We spend a substantial part of our days visually scanning an area for something we want—our keys or ketchup, for example. For scientists the way we do so “provides a window into how our minds sift through the information that arrives at our eyes,” says Jason Fischer, a cognitive neuroscientist at Johns Hopkins University. Past research has focused on readily apparent visual characteristics such as color, shape and size. But an object's intrinsic physical properties—things we know from experience but cannot see, such as hardness—also come into play.
“You may not be able to immediately see that a brick is heavier than a soda can and harder than a piece of cake, but you know it. And that knowledge guides how you act on a brick as compared with those other objects,” says Fischer, senior author on a new study led by graduate student Li Guo. “We asked whether that knowledge about objects' hidden physical properties is, in itself, something you can use to locate objects faster.” The study was published online in May in the Journal of Experimental Psychology: General.
Researchers asked study participants to pick out the image of an item in a grid of other objects as quickly as possible. Each grid was controlled for the color, size and shape of the objects presented, so participants could not use easy visual cues. For example, when they were asked to find a cutting board, the grid also included softer but similarly colored items such as a croissant and a bandage and similarly shaped items, among them a sponge, pillow and paper bag.
The researchers “found that people automatically used what they knew about an object's hardness to find it faster,” Fischer says. By tracking participants' eye movements, the team saw that people spent less time examining objects without the correct hardness. This held even when participants assessed a grid of simplistic black-and-white line drawings in which physical traits were only implied, Guo says.
“When I'm searching for an object, thinking about that object summons up a variety of useful information that my mind will leverage to find it as efficiently as possible,” Fischer explains. “It's a built-in trick that you can use without any awareness of doing so.”

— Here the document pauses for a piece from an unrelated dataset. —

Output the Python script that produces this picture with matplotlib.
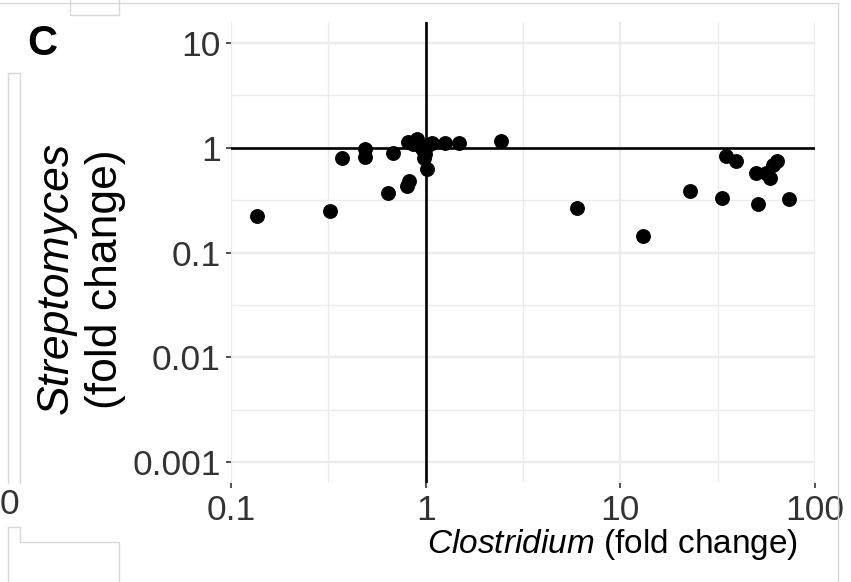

Vivian C. Paulun, a vision researcher at the University of Giessen in Germany, who was not involved in the study, says it shows that a haptic (touch-based) property can influence visual attention by association. “An obvious next step would be to test whether this effect can be replicated with other mechanical, nonvisual object properties, such as fragility,” Paulun observes. “This would strengthen the evidence that physical object properties guide visual attention.”